Until Thursday night, Cruz’s close had been a quick riff of his promises: “We will repeal Obamacare, abolish the IRS, secure the border, defeat ISIS, and bring back jobs.”
That changed on Thursday. Instead of addressing all voters, Cruz ostensibly spoke only to two groups: men and women in the armed forces and their families and cops, firefighters, and first responders. He told the first that he was not going to send them into combat with rules of engagement that tied their arms behind their backs. He told the second that he had their backs.
This is a baby step, but a significant one.
From the questions asked of the candidates Thursday and in previous debates, one would never know that there have been waves of riots and demonstrations beginning in March 2012 (the Trayvon Martin/George Zimmerman case) that have frequently dominated the headlines. The demonstrators and the media that have egged them on, joined by Democrats from the president down, have claimed that across the country, racist white cops are murdering innocent, unarmed blacks and that their departments are covering for them.
Readers don’t need a tour d’horizon of the incidents that triggered the unrest. They know what actually happened in Sanford, in Ferguson, in New York, and in Baltimore. (This is not to deny that there have been a couple of genuine cases of unjustifiable homicide by white officers.)
They also know the results (perfectly predictable) of the verbal assault on cops: less policing, more violent crime. Homicides spiked in Baltimore after Freddie Gray’s funeral. Murders surged 12.5% in Chicago in 2015 over the previous year. There have been police killings directly tied to Black Lives Matter. The most notorious was the assassination of two officers in their patrol car in Brooklyn in December 2014.
Though they may not know the numbers, readers also know why so much police work involves interactions with young black males. According to the most recent Uniform Crime Reports of the FBI, African-Americans, 13.2% of the population, committed 52.2% of murders, 56.4% of robberies, and 31.3% of rapes. The 52% figure is consistent over three decades.

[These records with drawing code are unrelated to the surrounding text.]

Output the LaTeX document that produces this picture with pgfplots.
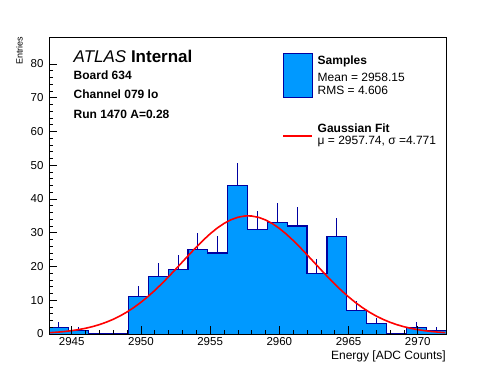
\documentclass[border=0pt]{standalone}
\usepackage{pgfplots}
\pgfplotsset{compat=1.18}
\usepackage{fontspec}
\setmainfont{Liberation Sans}
\definecolor{histfill}{RGB}{0,153,255}
\definecolor{histline}{RGB}{0,0,160}
\begin{document}
\begin{tikzpicture}[x=1pt,y=1pt]
\path[use as bounding box] (0,0) rectangle (496,372);
\begin{axis}[
  at={(49pt,38pt)}, anchor=south west,
  scale only axis, width=397pt, height=297pt,
  xmin=2943.36, xmax=2972.04, ymin=0, ymax=88,
  xtick={2945,2950,...,2970}, ytick={0,10,...,80},
  minor x tick num=4, minor y tick num=4,
  tick align=inside, xtick pos=bottom, ytick pos=left,
  major tick length=8pt, minor tick length=4pt,
  tick style={black, line width=0.6pt},
  axis line style={line width=0.8pt},
  /pgf/number format/assume math mode=true,
  /pgf/number format/1000 sep={},
  ticklabel style={font=\fontsize{11.5}{13}\selectfont},
  yticklabel style={xshift=-2pt},
  axis on top,
]
\addplot[draw=none, mark=none, forget plot, error bars/.cd, y dir=plus, y explicit, error mark=none, error bar style={draw=histline, solid, line width=1pt}] coordinates {
(2944.077,2) +- (0,1.414)
(2945.511,1) +- (0,1)
(2949.813,11) +- (0,3.317)
(2951.247,17) +- (0,4.123)
(2952.681,19) +- (0,4.359)
(2954.115,25) +- (0,5)
(2955.549,24) +- (0,4.899)
(2956.983,44) +- (0,6.633)
(2958.417,31) +- (0,5.568)
(2959.851,33) +- (0,5.745)
(2961.285,32) +- (0,5.657)
(2962.719,18) +- (0,4.243)
(2964.153,29) +- (0,5.385)
(2965.587,7) +- (0,2.646)
(2967.021,3) +- (0,1.732)
(2969.889,2) +- (0,1.414)
(2971.323,1) +- (0,1)
};
\addplot[ybar interval, fill=histfill, draw=none] coordinates {
(2943.36,2) (2944.794,1) (2946.228,0) (2947.662,0) (2949.096,11) (2950.53,17) (2951.964,19) (2953.398,25) (2954.832,24) (2956.266,44) (2957.70,31) (2959.134,33) (2960.568,32) (2962.002,18) (2963.436,29) (2964.87,7) (2966.304,3) (2967.738,0) (2969.172,2) (2970.606,1) (2972.04,1)};
\addplot[const plot, histline, line width=1.2pt] coordinates {
(2943.36,2) (2944.794,1) (2946.228,0) (2947.662,0) (2949.096,11) (2950.53,17) (2951.964,19) (2953.398,25) (2954.832,24) (2956.266,44) (2957.70,31) (2959.134,33) (2960.568,32) (2962.002,18) (2963.436,29) (2964.87,7) (2966.304,3) (2967.738,0) (2969.172,2) (2970.606,1) (2972.04,1)};
\addplot[red, line width=1.6pt] coordinates {
(2943.4,0.382) (2944,0.553) (2944.5,0.744) (2945,0.991) (2945.5,1.303) (2946,1.695) (2946.5,2.182) (2947,2.777) (2947.5,3.499) (2948,4.355) (2948.5,5.365) (2949,6.535) (2949.5,7.876) (2950,9.387) (2950.5,11.07) (2951,12.90) (2951.5,14.88) (2952,16.97) (2952.5,19.15) (2953,21.37) (2953.5,23.58) (2954,25.74) (2954.5,27.79) (2955,29.68) (2955.5,31.35) (2956,32.75) (2956.5,33.84) (2957,34.58) (2957.5,34.96) (2957.74,35.0) (2958,34.95) (2958.5,34.56) (2959,33.80) (2959.5,32.70) (2960,31.29) (2960.5,29.61) (2961,27.71) (2961.5,25.66) (2962,23.49) (2962.5,21.28) (2963,19.06) (2963.5,16.89) (2964,14.80) (2964.5,12.83) (2965,11.00) (2965.5,9.325) (2966,7.819) (2966.5,6.486) (2967,5.321) (2967.5,4.319) (2968,3.466) (2968.5,2.751) (2969,2.160) (2969.5,1.678) (2970,1.289) (2970.5,0.979) (2971,0.736) (2971.5,0.547) (2972,0.402)};
\end{axis}
\node[rotate=90, anchor=east, inner sep=0pt, font=\fontsize{9}{11}\selectfont] at (19.5,335.3) {Entries};
\node[anchor=east, inner sep=0pt, font=\fontsize{12}{14}\selectfont] at (446,16) {Energy [ADC Counts]};
\node[anchor=west, inner sep=0pt, font=\fontsize{17}{20}\selectfont] at (73.5,316) {\textit{ATLAS} \textbf{Internal}};
\node[anchor=west, inner sep=0pt, font=\bfseries\fontsize{12}{14}\selectfont] at (73.5,297) {Board 634};
\node[anchor=west, inner sep=0pt, font=\bfseries\fontsize{12}{14}\selectfont] at (73.5,277.5) {Channel 079 lo};
\node[anchor=west, inner sep=0pt, font=\bfseries\fontsize{12}{14}\selectfont] at (73.5,258) {Run 1470 A=0.28};
\fill[histfill, draw=histline, line width=0.8pt] (283,275) rectangle (312,319);
\draw[red, line width=1.6pt] (283,236) -- (312,236);
\node[anchor=west, inner sep=0pt, font=\bfseries\fontsize{12}{14}\selectfont] at (317.5,311) {Samples};
\node[anchor=west, inner sep=0pt, font=\fontsize{12}{14}\selectfont] at (317.5,294.7) {Mean = 2958.15};
\node[anchor=west, inner sep=0pt, font=\fontsize{12}{14}\selectfont] at (317.5,282) {RMS = 4.606};
\node[anchor=west, inner sep=0pt, font=\bfseries\fontsize{12}{14}\selectfont] at (317.5,243.7) {Gaussian Fit};
\node[anchor=west, inner sep=0pt, font=\fontsize{12}{14}\selectfont] at (317.5,230.5) {μ = 2957.74, σ =4.771};
\end{tikzpicture}
\end{document}
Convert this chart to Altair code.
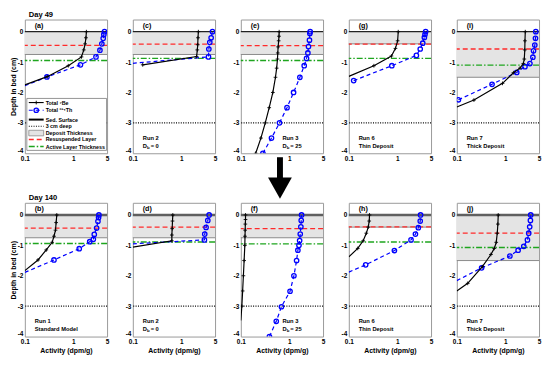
import altair as alt
import pandas as pd

# ------------------------------------------------------------------
# Profiles: depth (cm, negative = into bed) and activity (dpm/g)
# ------------------------------------------------------------------
# Day 49
BE_A_DEPTH = [0, -0.2, -0.4, -0.6, -0.83, -1.12, -1.48, -1.75]
BE_A_ACT = [1.87, 1.83, 1.76, 1.65, 1.48, 0.79, 0.29, 0.1]
TH_A_DEPTH = [0, -0.09, -0.22, -0.4, -0.61, -0.83, -1.09, -1.49, -1.78]
TH_A_ACT = [4.43, 4.29, 4.16, 3.9, 3.56, 2.95, 1.41, 0.286, 0.1]

BE_C_DEPTH = [0, -0.2, -0.43, -0.6, -0.82, -1.09]
BE_C_ACT = [2.26, 2.22, 2.19, 2.15, 2.08, 0.16]
TH_C_DEPTH = [0, -0.2, -0.35, -0.57, -0.83, -1.04]
TH_C_ACT = [4.42, 4.15, 3.89, 3.72, 3.66, 0.1]

BE_E_DEPTH = [0, -0.15, -0.3, -0.5, -0.7, -0.9, -1.2, -1.5, -2.0, -2.5, -3.0, -3.5, -4.0]
BE_E_ACT = [0.62, 0.615, 0.605, 0.59, 0.58, 0.572, 0.55, 0.52, 0.459, 0.386, 0.32, 0.26, 0.203]
TH_E_DEPTH = [0, -0.06, -0.28, -0.49, -0.7, -0.88, -1.12, -1.5, -2.0, -2.5, -3.0, -3.5, -4.0]
TH_E_ACT = [2.71, 2.67, 2.62, 2.5, 2.43, 2.28, 2.04, 1.66, 1.23, 0.9, 0.63, 0.43, 0.286]

BE_G_DEPTH = [0, -0.3, -0.55, -0.8, -1.12, -1.47]
BE_G_ACT = [1.05, 1.02, 0.92, 0.76, 0.33, 0.1]
TH_G_DEPTH = [0, -0.09, -0.19, -0.38, -0.57, -0.78, -1.12, -1.61]
TH_G_ACT = [3.87, 3.75, 3.64, 3.37, 2.99, 2.49, 0.775, 0.126]

BE_I_DEPTH = [0, -0.3, -0.6, -0.9, -1.05, -1.2, -1.35, -1.7, -2.25, -2.48]
BE_I_ACT = [2.6, 2.56, 2.54, 2.48, 2.37, 2.02, 1.48, 0.88, 0.226, 0.1]
TH_I_DEPTH = [0, -0.22, -0.44, -0.63, -0.84, -1.05, -1.15, -1.34, -1.73, -2.24]
TH_I_ACT = [4.29, 4.22, 4.09, 3.85, 3.73, 3.24, 2.56, 1.73, 0.535, 0.108]

# Day 140
BE_B_DEPTH = [0, -0.25, -0.5, -0.7, -0.9, -1.15, -1.48, -1.83]
BE_B_ACT = [0.457, 0.443, 0.43, 0.40, 0.367, 0.277, 0.187, 0.1]
TH_B_DEPTH = [0, -0.085, -0.21, -0.43, -0.64, -0.8, -0.88, -1.11, -1.48, -1.89]
TH_B_ACT = [3.39, 3.34, 3.24, 3.04, 2.72, 2.6, 2.19, 1.33, 0.40, 0.1]

BE_D_DEPTH = [0, -0.2, -0.45, -0.66, -0.85, -1.06]
BE_D_ACT = [0.67, 0.66, 0.65, 0.64, 0.64, 0.1]
TH_D_DEPTH = [0, -0.18, -0.41, -0.63, -0.82, -0.95]
TH_D_ACT = [3.77, 3.54, 3.26, 3.06, 3.01, 0.1]

BE_F_DEPTH = [0, -0.15, -0.3, -0.5, -0.7, -1.0, -1.5, -2.0, -2.5, -3.0, -3.47]
BE_F_ACT = [0.125, 0.125, 0.124, 0.123, 0.122, 0.121, 0.117, 0.113, 0.109, 0.105, 0.1]
TH_F_DEPTH = [0, -0.18, -0.39, -0.63, -0.84, -1.0, -1.16, -1.5, -2.0, -2.51, -3.02, -3.5, -4.0]
TH_F_ACT = [1.8, 1.77, 1.74, 1.69, 1.64, 1.59, 1.51, 1.42, 1.25, 1.04, 0.69, 0.54, 0.39]

BE_H_DEPTH = [0, -0.2, -0.4, -0.6, -0.85, -1.1, -1.38]
BE_H_ACT = [0.268, 0.264, 0.252, 0.23, 0.198, 0.153, 0.1]
TH_H_DEPTH = [0, -0.2, -0.42, -0.63, -0.82, -1.17, -1.64, -1.88]
TH_H_ACT = [3.04, 2.99, 2.73, 2.38, 1.93, 0.875, 0.223, 0.1]

BE_J_DEPTH = [0, -0.3, -0.6, -0.9, -1.1, -1.3, -1.7, -2.25, -2.5]
BE_J_ACT = [0.718, 0.706, 0.685, 0.653, 0.594, 0.507, 0.337, 0.168, 0.1]
TH_J_DEPTH = [0, -0.18, -0.39, -0.6, -0.82, -1.03, -1.16, -1.35, -1.74, -2.16]
TH_J_ACT = [3.37, 3.32, 3.21, 3.06, 2.88, 2.42, 1.85, 1.25, 0.326, 0.1]

# Panel order (row-major: Day 49 row, then Day 140 row)
PANEL_IDS = ["a", "c", "e", "g", "i", "b", "d", "f", "h", "j"]
DEPOSIT_CM = [0.75, 0.75, 0.75, 0.4, 1.5, 0.75, 0.75, 0.75, 0.4, 1.5]
RESUSP_CM = [0.45, 0.41, 0.46, 0.41, 0.57, 0.43, 0.40, 0.45, 0.39, 0.60]
ACTIVE_CM = [0.95, 0.88, 0.95, 0.88, 1.10, 0.94, 0.89, 0.95, 0.89, 1.07]
DEEP_CM = 3
RUN_NAMES = ["", "Run 2", "Run 3", "Run 6", "Run 7", "Run 1", "Run 2", "Run 3", "Run 6", "Run 7"]
RUN_NOTES = ["", "= 0", "= 25", "Thin Deposit", "Thick Deposit",
             "Standard Model", "= 0", "= 25", "Thin Deposit", "Thick Deposit"]
DAY_TITLES = {"a": "Day 49", "b": "Day 140"}
X_TICKS = [0.1, 1, 5]
Y_TICKS = [-4, -3, -2, -1, 0]
LEGEND_LABELS = ["Total \u2077Be", "Total \u00b2\u00b3\u2074Th", "Sed. Surface", "3 cm deep",
                 "Deposit Thickness", "Resuspended Layer", "Active Layer Thickness"]

BE = {"a": (BE_A_DEPTH, BE_A_ACT), "c": (BE_C_DEPTH, BE_C_ACT), "e": (BE_E_DEPTH, BE_E_ACT),
      "g": (BE_G_DEPTH, BE_G_ACT), "i": (BE_I_DEPTH, BE_I_ACT), "b": (BE_B_DEPTH, BE_B_ACT),
      "d": (BE_D_DEPTH, BE_D_ACT), "f": (BE_F_DEPTH, BE_F_ACT), "h": (BE_H_DEPTH, BE_H_ACT),
      "j": (BE_J_DEPTH, BE_J_ACT)}
TH = {"a": (TH_A_DEPTH, TH_A_ACT), "c": (TH_C_DEPTH, TH_C_ACT), "e": (TH_E_DEPTH, TH_E_ACT),
      "g": (TH_G_DEPTH, TH_G_ACT), "i": (TH_I_DEPTH, TH_I_ACT), "b": (TH_B_DEPTH, TH_B_ACT),
      "d": (TH_D_DEPTH, TH_D_ACT), "f": (TH_F_DEPTH, TH_F_ACT), "h": (TH_H_DEPTH, TH_H_ACT),
      "j": (TH_J_DEPTH, TH_J_ACT)}

# ------------------------------------------------------------------
# Styling / layout
# ------------------------------------------------------------------
W, H = 83, 135
FONT = "Liberation Sans"
BLUE = "#0000ff"
RED = "#ff2a2a"
GREEN = "#1ea51e"
GRAYFILL = "#e4e4e4"
PLUS = "M-1,0L1,0M0,-1L0,1"
ARROW_HEAD = "M-1,-0.8L1,-0.8L0,1Z"

XS = alt.Scale(type="log", domain=[0.1, 5], nice=False)
YS = alt.Scale(domain=[-4, 0.4], nice=False, zero=False)


def one(**kw):
    return pd.DataFrame({k: [v] for k, v in kw.items()})


def text_layer(txt, x, y, size, align="left", baseline="middle"):
    return alt.Chart(one(t=txt)).mark_text(
        align=align, baseline=baseline, font=FONT, fontSize=size,
        fontWeight="bold", color="black"
    ).encode(x=alt.value(x), y=alt.value(y), text="t:N")


def make_panel(idx):
    pid = PANEL_IDS[idx]
    row, col = divmod(idx, 5)
    xaxis = alt.Axis(values=X_TICKS, format="~g", labelFlush=False, labelPadding=2,
                     titlePadding=2, title="Activity (dpm/g)" if row == 1 else None)
    yaxis = alt.Axis(values=Y_TICKS, labelPadding=2, titlePadding=1, labelFlush=True,
                     labelExpr="datum.value < 0 ? '-' + (-datum.value) : '' + datum.value",
                     title="Depth in bed (cm)" if col == 0 else None)
    Y = alt.Y("depth:Q", scale=YS, axis=yaxis)
    X = alt.X("act:Q", scale=XS, axis=xaxis)

    layers = []
    # deposit thickness
    dep = DEPOSIT_CM[idx]
    layers.append(alt.Chart(pd.DataFrame({"depth": [0.0], "depth2": [-dep]})).mark_rect(
        color=GRAYFILL).encode(x=alt.value(0), x2=alt.value(W), y=Y, y2="depth2:Q"))
    layers.append(alt.Chart(one(depth=-dep)).mark_rule(color="#8a8a8a", strokeWidth=1).encode(y=Y))
    # sediment surface
    if row == 0:
        layers.append(alt.Chart(one(depth=0.0)).mark_rule(color="#222222", strokeWidth=1.2).encode(y=Y))
    else:
        layers.append(alt.Chart(one(depth=0.0)).mark_rule(color="#606060", strokeWidth=2.4).encode(y=Y))
    # resuspended layer, active layer, 3 cm
    layers.append(alt.Chart(one(depth=-RESUSP_CM[idx])).mark_rule(
        color=RED, strokeWidth=1.3, strokeDash=[5, 3]).encode(y=Y))
    layers.append(alt.Chart(one(depth=-ACTIVE_CM[idx])).mark_rule(
        color=GREEN, strokeWidth=1.4, strokeDash=[6, 2, 1.5, 2]).encode(y=Y))
    layers.append(alt.Chart(one(depth=-DEEP_CM)).mark_rule(
        color="black", strokeWidth=1.1, strokeDash=[1, 1.4]).encode(y=Y))

    # profiles
    bd, ba = BE[pid]
    td, ta = TH[pid]
    be = pd.DataFrame({"depth": bd, "act": ba})
    th = pd.DataFrame({"depth": td, "act": ta})
    be_pts = be[be["act"] > 0.1]
    th_pts = th[th["act"] > 0.1]
    layers.append(alt.Chart(th).mark_line(color=BLUE, strokeWidth=1.2, strokeDash=[4, 3], clip=True)
                  .encode(x=X, y=Y, order="depth:Q"))
    layers.append(alt.Chart(th_pts).mark_point(shape="circle", filled=False, color=BLUE, size=20,
                                               strokeWidth=1.3, opacity=1, clip=True)
                  .encode(x=X, y=Y))
    layers.append(alt.Chart(be).mark_line(color="black", strokeWidth=1.2, clip=True)
                  .encode(x=X, y=Y, order="depth:Q"))
    layers.append(alt.Chart(be_pts).mark_point(shape=PLUS, filled=False, color="black", size=14,
                                               strokeWidth=0.9, opacity=1, clip=True)
                  .encode(x=X, y=Y))

    # panel letter
    layers.append(text_layer("(" + pid + ")", 10, 6.5, 7.2))
    # day title
    if pid in DAY_TITLES:
        layers.append(text_layer(DAY_TITLES[pid], 4, -4.8, 7.6))
    # run labels
    if RUN_NAMES[idx]:
        rx = 42 if RUN_NAMES[idx] == "Run 3" else 10
        y1, y2 = 0.887 * H, 0.945 * H
        layers.append(text_layer(RUN_NAMES[idx], rx, y1, 5.8))
        note = RUN_NOTES[idx]
        if note.startswith("="):
            layers.append(text_layer("D", rx, y2, 5.8))
            layers.append(text_layer("b", rx + 4.4, y2 + 1.7, 4.4))
            layers.append(text_layer(note, rx + 8.0, y2, 5.8))
        else:
            layers.append(text_layer(note, rx, y2, 5.8))

    # legend in panel (a)
    if pid == "a":
        k = H / 139.0
        ly = [86.3 * k, 94.3 * k, 104 * k, 111 * k, 118 * k, 124.7 * k, 132 * k]
        layers.append(alt.Chart(one(z=0)).mark_rect(fill="white", stroke="#7a7a7a", strokeWidth=0.8)
                      .encode(x=alt.value(2), x2=alt.value(W - 0.5),
                              y=alt.value(82 * k), y2=alt.value(136 * k)))
        def seg(y, **style):
            return alt.Chart(one(z=0)).mark_rule(**style).encode(
                x=alt.value(4), x2=alt.value(19), y=alt.value(y))
        layers.append(seg(ly[0], color="black", strokeWidth=1.1))
        layers.append(alt.Chart(one(z=0)).mark_point(shape=PLUS, filled=False, color="black", size=14,
                                                     strokeWidth=0.9, opacity=1)
                      .encode(x=alt.value(11.5), y=alt.value(ly[0])))
        layers.append(seg(ly[1], color=BLUE, strokeWidth=1.2, strokeDash=[4, 3]))
        layers.append(alt.Chart(one(z=0)).mark_point(shape="circle", filled=False, color=BLUE, size=20,
                                                     strokeWidth=1.3, opacity=1)
                      .encode(x=alt.value(11.5), y=alt.value(ly[1])))
        layers.append(seg(ly[2], color="black", strokeWidth=2))
        layers.append(seg(ly[3], color="black", strokeWidth=1.1, strokeDash=[1, 1.4]))
        layers.append(alt.Chart(one(z=0)).mark_rect(fill=GRAYFILL, stroke="#8a8a8a", strokeWidth=0.8)
                      .encode(x=alt.value(4), x2=alt.value(19),
                              y=alt.value(ly[4] - 2.8), y2=alt.value(ly[4] + 2.8)))
        layers.append(seg(ly[5], color=RED, strokeWidth=1.3, strokeDash=[5, 3]))
        layers.append(seg(ly[6], color=GREEN, strokeWidth=1.4, strokeDash=[6, 2, 1.5, 2]))
        for lab, yy in zip(LEGEND_LABELS, ly):
            layers.append(text_layer(lab, 21, yy, 5.4))

    # big arrow between the rows (below panel e)
    if pid == "e":
        layers.append(alt.Chart(one(z=0)).mark_rule(color="black", strokeWidth=6)
                      .encode(x=alt.value(39.5), y=alt.value(H + 4), y2=alt.value(H + 28)))
        layers.append(alt.Chart(one(z=0)).mark_point(shape=ARROW_HEAD, filled=True, color="black",
                                                     size=576, opacity=1)
                      .encode(x=alt.value(39.5), y=alt.value(H + 34)))

    return alt.layer(*layers).properties(width=W, height=H)


panels = [make_panel(i) for i in range(10)]

chart = alt.concat(*panels, columns=5).properties(
    spacing={"row": 50, "column": 26},
    bounds="flush",
    padding=0,
).configure_view(
    stroke="#9a9a9a", strokeWidth=1
).configure_axis(
    labelFont=FONT, titleFont=FONT, labelFontWeight="bold", titleFontWeight="bold",
    labelFontSize=6.5, titleFontSize=7, labelColor="black", titleColor="black",
    grid=False, ticks=False, domain=False
)

chart.save("out.html", embed_options={"renderer": "svg", "actions": False})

Blacks commit homicides at about eight times the rate of whites and Hispanics combined. In 2012, they also committed 85% of inter-racial non-homicide violent crimes.
Readers are able distinguish victims from perpetrators.
They may have had a close encounter with black rioters themselves at a local mall, theme park, or state fair.
Cruz’s support for cops is, amazingly, the first shot across the bow of the BLM movement by a GOP candidate during a debate.
Meanwhile, Hillary is campaigning with Trayvon Martin’s mother. Asked to comment on the BLM movement in an early debate, only Jim Webb among the Democratic candidates had the temerity to say “all lives matter.” He left the race within days.
If Cruz has any chance of overtaking Trump, he needs to counter the BLM narrative more vigorously.
There are some other magic words that would enable Cruz to bleed support from The Donald. He can announce that as president he will convene a commission that will examine race-based affirmative action. He could go so far as to say that he thinks preferential treatment in college admission should be based on family income, not race. Ben Carson went that far, though quietly and infrequently.
As on so many other issues, Donald Trump’s position on affirmative action is mainstream Democrat. His last statement about Antonin Scalia was to attack the justice for noting the negative impact of affirmative action on its supposed beneficiaries. Trump says he’s “fine with affirmative action.”
Let’s hope Cruz’s closing statement prefigures other, bolder ones.
If they noticed it, the left-wing sites will claim that the statement was coded racism. No, it was coded common sense.